The meeting kicked-off with a seminar

The meeting kicked off with a passionate public lecture by Dr. Annalisa Chiocchetti titled “Is Precision Medicine the Answer to Disease Treatment?”. In her lecture, Dr. Chiocchetti explored the transformative potential of precision medicine in treating autoimmune diseases like rheumatoid arthritis (RA). Precision medicine tailors treatment to individual genetic, environmental, and lifestyle factors, contrasting with the traditional one-size-fits-all approach.

Despite significant progress, fully realising precision medicine by 2030 remains unlikely, necessitating alternative approaches. One promising solution is the RA joint-on-chip model developed by Flamin-GO, which replicates patient-specific joint tissues to test and identify the most effective drugs. While precision medicine’s full potential is still emerging, Flamin-GO’s innovative efforts provide hope for more personalised and effective RA treatments, explained Dr. Chiocchetti.

Optimising Drug Selection for Rheumatoid Arthritis

The Flamin-GO project is a vital endeavour aimed at optimising drug selection for rheumatoid arthritis patients, offering hope to millions affected by the condition. “Currently, treatment involves a trial-and-error approach, but Flamin-GO seeks to change this,” said Dr. Liliane Fossati-Jimack from Queen Mary, University of London, one of the project’s partners.

By analysing synovial tissue where inflammation occurs, the project aims to test drugs in vitro using an organ-on-chip model. This innovative approach allows for precise drug testing, potentially enabling doctors to prescribe the correct medication within one to two months, thus significantly improving patient outcomes. “It’s imperative to determine the right drug for each patient to avoid the trial-and-error process, which can be life-altering.
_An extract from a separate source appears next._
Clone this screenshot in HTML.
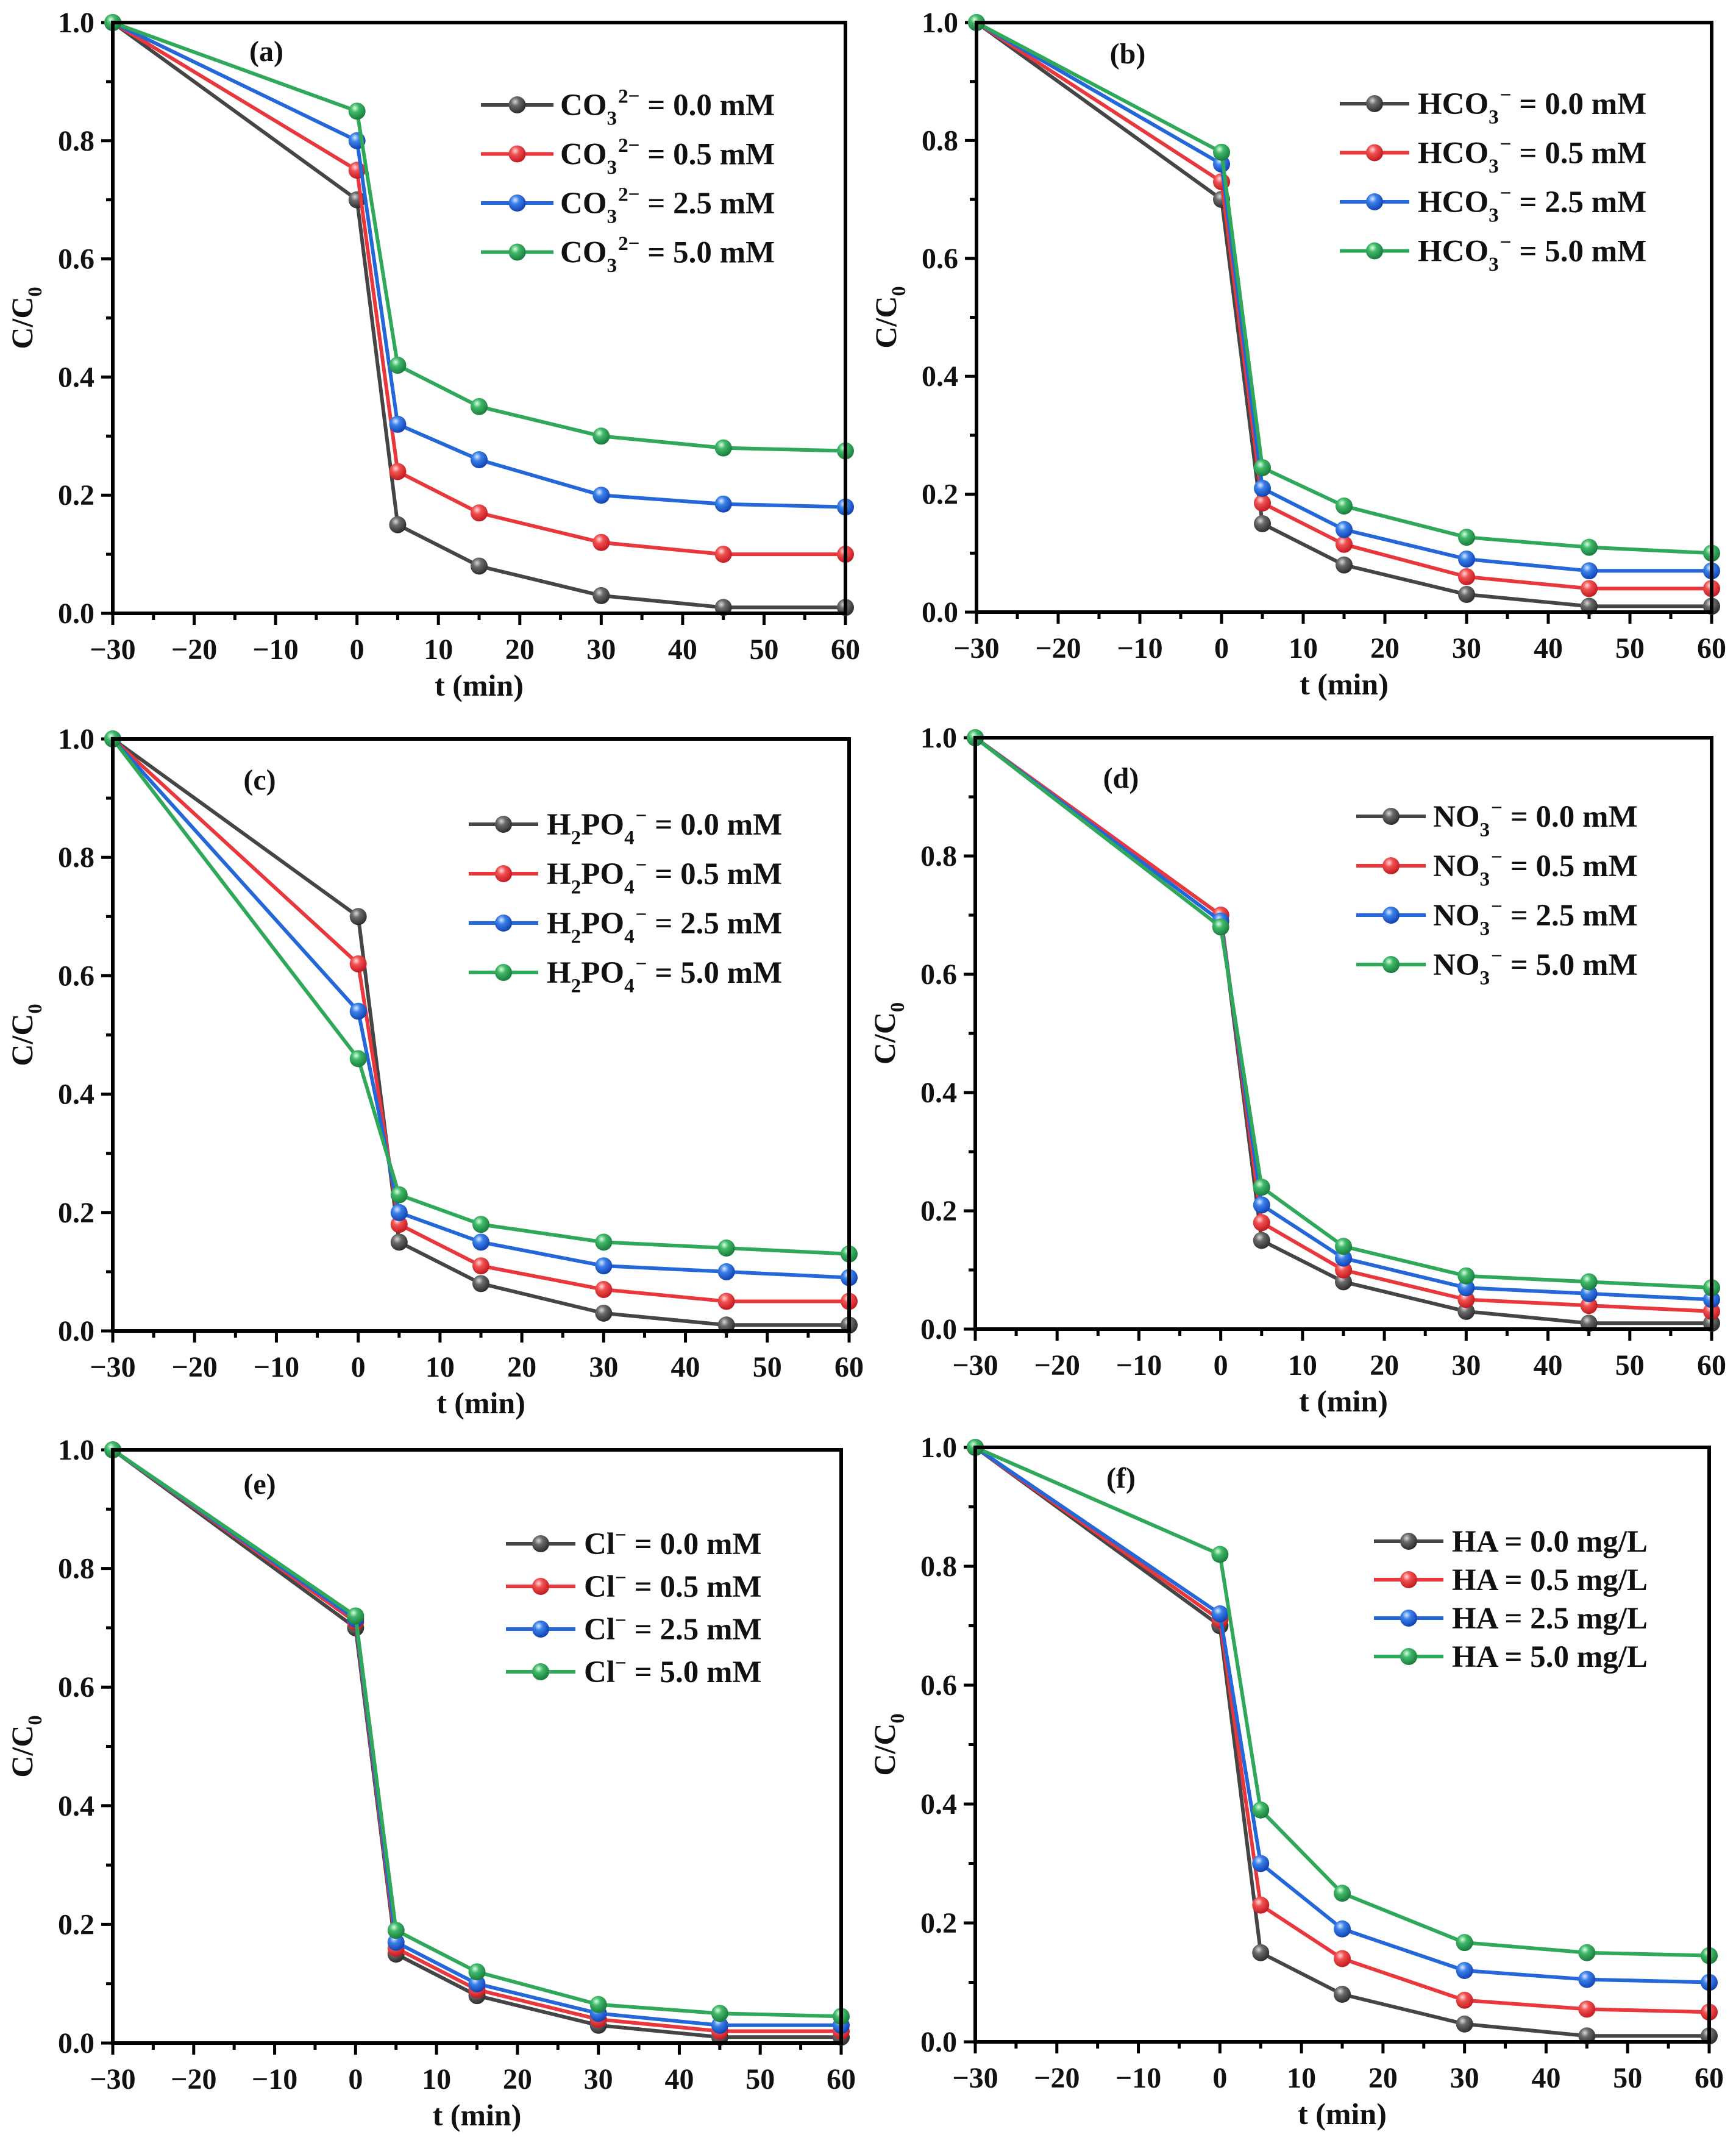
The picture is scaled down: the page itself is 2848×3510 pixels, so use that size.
<!DOCTYPE html>
<html><head><meta charset="utf-8"><style>
html,body{margin:0;padding:0;background:#fff;}
svg{display:block;}
text{font-family:"Liberation Serif",serif;font-weight:bold;fill:#111;}
</style></head>
<body>
<svg id="fig" width="2848" height="3510" viewBox="0 0 2848 3510" xmlns="http://www.w3.org/2000/svg">
<defs>
<radialGradient id="g-black" cx="0.38" cy="0.32" r="0.7"><stop offset="0" stop-color="#d8d8d8"/><stop offset="0.35" stop-color="#6a6a6a"/><stop offset="1" stop-color="#2a2a2a"/></radialGradient>
<radialGradient id="g-red" cx="0.38" cy="0.32" r="0.7"><stop offset="0" stop-color="#ffd8d8"/><stop offset="0.35" stop-color="#f05050"/><stop offset="1" stop-color="#c01820"/></radialGradient>
<radialGradient id="g-blue" cx="0.38" cy="0.32" r="0.7"><stop offset="0" stop-color="#d8e8ff"/><stop offset="0.35" stop-color="#3a80e8"/><stop offset="1" stop-color="#1040b0"/></radialGradient>
<radialGradient id="g-green" cx="0.38" cy="0.32" r="0.7"><stop offset="0" stop-color="#d8ffe4"/><stop offset="0.35" stop-color="#40b868"/><stop offset="1" stop-color="#187a3c"/></radialGradient>
</defs>
</svg>
<script>
// shared data
const times = [-30, 0, 5, 15, 30, 45, 60];
const xTicks = [-30, -20, -10, 0, 10, 20, 30, 40, 50, 60];
const yTicks = [0.0, 0.2, 0.4, 0.6, 0.8, 1.0];
const panelNames = ['a', 'b', 'c', 'd', 'e', 'f'];
const seriesColors = ['black', 'red', 'blue', 'green'];
// panel (a) CO3 2-
const aBlack = [1, 0.70, 0.15, 0.08, 0.03, 0.01, 0.01];
const aRed   = [1, 0.75, 0.24, 0.17, 0.12, 0.10, 0.10];
const aBlue  = [1, 0.80, 0.32, 0.26, 0.20, 0.185, 0.18];
const aGreen = [1, 0.85, 0.42, 0.35, 0.30, 0.28, 0.275];
// panel (b) HCO3-
const bBlack = [1, 0.70, 0.15, 0.08, 0.03, 0.01, 0.01];
const bRed   = [1, 0.73, 0.185, 0.115, 0.06, 0.04, 0.04];
const bBlue  = [1, 0.76, 0.21, 0.14, 0.09, 0.07, 0.07];
const bGreen = [1, 0.78, 0.245, 0.18, 0.127, 0.11, 0.10];
// panel (c) H2PO4-
const cBlack = [1, 0.70, 0.15, 0.08, 0.03, 0.01, 0.01];
const cRed   = [1, 0.62, 0.18, 0.11, 0.07, 0.05, 0.05];
const cBlue  = [1, 0.54, 0.20, 0.15, 0.11, 0.10, 0.09];
const cGreen = [1, 0.46, 0.23, 0.18, 0.15, 0.14, 0.13];
// panel (d) NO3-
const dBlack = [1, 0.70, 0.15, 0.08, 0.03, 0.01, 0.01];
const dRed   = [1, 0.70, 0.18, 0.10, 0.05, 0.04, 0.03];
const dBlue  = [1, 0.69, 0.21, 0.12, 0.07, 0.06, 0.05];
const dGreen = [1, 0.68, 0.24, 0.14, 0.09, 0.08, 0.07];
// panel (e) Cl-
const eBlack = [1, 0.70, 0.15, 0.08, 0.03, 0.01, 0.01];
const eRed   = [1, 0.71, 0.16, 0.09, 0.04, 0.02, 0.02];
const eBlue  = [1, 0.715, 0.17, 0.10, 0.05, 0.03, 0.03];
const eGreen = [1, 0.72, 0.19, 0.12, 0.065, 0.05, 0.045];
// panel (f) HA
const fBlack = [1, 0.70, 0.15, 0.08, 0.03, 0.01, 0.01];
const fRed   = [1, 0.71, 0.23, 0.14, 0.07, 0.055, 0.05];
const fBlue  = [1, 0.72, 0.30, 0.19, 0.12, 0.105, 0.10];
const fGreen = [1, 0.82, 0.39, 0.25, 0.167, 0.15, 0.145];
const concLevels = ['0.0', '0.5', '2.5', '5.0'];

const NS = 'http://www.w3.org/2000/svg';
const svg = document.getElementById('fig');
const lineColor = {black:'#454545', red:'#e8383d', blue:'#2467d8', green:'#2fa85a'};

function mk(tag, attrs, parent) {
  const e = document.createElementNS(NS, tag);
  for (const k in attrs) e.setAttribute(k, attrs[k]);
  (parent || svg).appendChild(e);
  return e;
}
// label parts: [text, 'n'|'sub'|'sup']
function richText(parent, x, y, parts, size, anchor) {
  const t = mk('text', {x: x, y: y, 'font-size': size, 'text-anchor': anchor || 'start'}, parent);
  let shift = 0;
  parts.forEach(p => {
    const ts = document.createElementNS(NS, 'tspan');
    let target = 0, fs = size;
    if (p[1] === 'sub') { target = size * 0.3; fs = size * 0.65; }
    if (p[1] === 'sup') { target = -size * 0.4; fs = size * 0.65; }
    ts.setAttribute('dy', target - shift);
    ts.setAttribute('font-size', fs);
    if (p[2]) ts.setAttribute('dx', p[2]);
    shift = target;
    ts.textContent = p[0];
    t.appendChild(ts);
  });
  return t;
}

const panels = [
  {id:'a', L:185, R:1387, T:37, B:1006, data:[aBlack,aRed,aBlue,aGreen], lab:[437,100], leg:{x1:789, x2:908, tx:919, y0:172, dy:80.5},
   name: c => [['CO','n'],['3','sub'],['2\u2212','sup',2],[' = '+c+' mM','n']]},
  {id:'b', L:1602, R:2808, T:37, B:1004, data:[bBlack,bRed,bBlue,bGreen], lab:[1850,104], leg:{x1:2198, x2:2312, tx:2326, y0:170, dy:80.5},
   name: c => [['HCO','n'],['3','sub'],['\u2212','sup',2],[' = '+c+' mM','n']]},
  {id:'c', L:185, R:1393, T:1212, B:2183, data:[cBlack,cRed,cBlue,cGreen], lab:[426,1295], leg:{x1:769, x2:883, tx:897, y0:1352, dy:81},
   name: c => [['H','n'],['2','sub'],['PO','n'],['4','sub'],['\u2212','sup',2],[' = '+c+' mM','n']]},
  {id:'d', L:1600, R:2808, T:1210, B:2180, data:[dBlack,dRed,dBlue,dGreen], lab:[1839,1292], leg:{x1:2225, x2:2339, tx:2351, y0:1339, dy:81},
   name: c => [['NO','n'],['3','sub'],['\u2212','sup',2],[' = '+c+' mM','n']]},
  {id:'e', L:185, R:1380, T:2378, B:3351, data:[eBlack,eRed,eBlue,eGreen], lab:[426,2450], leg:{x1:830, x2:944, tx:958, y0:2532, dy:70},
   name: c => [['Cl','n'],['\u2212','sup'],[' = '+c+' mM','n']]},
  {id:'f', L:1600, R:2804, T:2374, B:3349, data:[fBlack,fRed,fBlue,fGreen], lab:[1839,2440], leg:{x1:2254, x2:2368, tx:2382, y0:2528, dy:63},
   name: c => [['HA = '+c+' mg/L','n']]}
];

panels.forEach(p => {
  const g = mk('g', {});
  
  
  const sx = v => p.L + (v + 30) / 90 * (p.R - p.L);
  const sy = v => p.B - v * (p.B - p.T);

  for (let v = -25; v < 60; v += 10) {
    const t = mk('line', {x1: sx(v), x2: sx(v), y1: p.B, y2: p.B + 11, stroke: '#000', 'stroke-width': 5}, g);
    
    
  }
  for (let v = 0.1; v < 1; v += 0.2) {
    const t = mk('line', {x1: p.L - 11, x2: p.L, y1: sy(v), y2: sy(v), stroke: '#000', 'stroke-width': 5}, g);
    
    
  }
  xTicks.forEach(v => {
    const t = mk('line', {x1: sx(v), x2: sx(v), y1: p.B, y2: p.B + 19, stroke: '#000', 'stroke-width': 5}, g);
    
    
    const lbl = mk('text', {x: sx(v), y: p.B + 75, 'font-size': 48, 'text-anchor': 'middle'}, g);
    
    
    lbl.textContent = v < 0 ? '\u2212' + Math.abs(v) : String(v);
  });
  yTicks.forEach(v => {
    const t = mk('line', {x1: p.L - 19, x2: p.L, y1: sy(v), y2: sy(v), stroke: '#000', 'stroke-width': 5}, g);
    
    
    const lbl = mk('text', {x: p.L - 30, y: sy(v) + 16, 'font-size': 48, 'text-anchor': 'end'}, g);
    
    
    lbl.textContent = v.toFixed(1);
  });

  p.data.forEach((vals, si) => {
    const col = seriesColors[si];
    const pts = vals.map((v, i) => sx(times[i]) + ',' + sy(v)).join(' ');
    const pl = mk('polyline', {points: pts, fill: 'none', stroke: lineColor[col], 'stroke-width': 6, 'stroke-linejoin': 'round'}, g);
    
    
    vals.forEach((v, i) => {
      const c = mk('circle', {cx: sx(times[i]), cy: sy(v), r: 14, fill: 'url(#g-' + col + ')'}, g);
      
      
    });
  });

  const fr = mk('rect', {x: p.L, y: p.T, width: p.R - p.L, height: p.B - p.T, fill: 'none', stroke: '#000', 'stroke-width': 6}, g);
  
  

  const pl = mk('text', {x: p.lab[0], y: p.lab[1], 'font-size': 48, 'text-anchor': 'middle'}, g);
  
  
  pl.textContent = '(' + p.id + ')';

  const xt = mk('text', {x: (p.L + p.R) / 2, y: p.B + 135, 'font-size': 50, 'text-anchor': 'middle'}, g);
  
  
  xt.textContent = 't (min)';
  const yg = mk('g', {transform: 'translate(' + (p.L - 132) + ',' + ((p.T + p.B) / 2) + ') rotate(-90)'}, g);
  const yt = richText(yg, 0, 0, [['C/C', 'n'], ['0', 'sub']], 50, 'middle');
  
  

  const lg = mk('g', {}, g);
  
  
  seriesColors.forEach((col, i) => {
    const y = p.leg.y0 + i * p.leg.dy;
    const ln = mk('line', {x1: p.leg.x1, x2: p.leg.x2, y1: y, y2: y, stroke: lineColor[col], 'stroke-width': 6}, lg);
    
    
    const mc = mk('circle', {cx: (p.leg.x1 + p.leg.x2) / 2, cy: y, r: 14, fill: 'url(#g-' + col + ')'}, lg);
    
    
    const tx = richText(lg, p.leg.tx, y + 17, p.name(concLevels[i]), 51, 'start');
    
    
  });
});
</script>
</body></html>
Immediate remission could be possible with the correct drug, transforming the patient’s quality of life,” Dr. Fossati-Jimack emphasised.

Exploring commercial potentials

The project is also exploring the commercial potential of its scientific discoveries, with significant efforts underway to enhance the economic impact of the results, said Francesca Gervaso from CNR-Nanotec. According to Dr Alessandro Polini, also from CNR-Nanotec, the team is making small but critical adjustments to ensure the technology is compatible with conventional microscopes and laboratory equipment, transitioning from prototype to a more developed platform.

About the Flamin-Go Project

Led by the University of Eastern Piedmont, the Flamin-GO project involves several public and private organizations, including the Institute of Nanotechnology of the National Research Council (CnrNanotec) in Lecce, Queen Mary University of London, the Max Planck Institute, the AO Foundation of Switzerland, and high-tech companies Trustech, Fluidigm, Enginsoft, and RegenHU. In total, 12 partners from 10 countries are involved in the project. The project was awarded funding of 6 million euros under the Horizon 2020 program.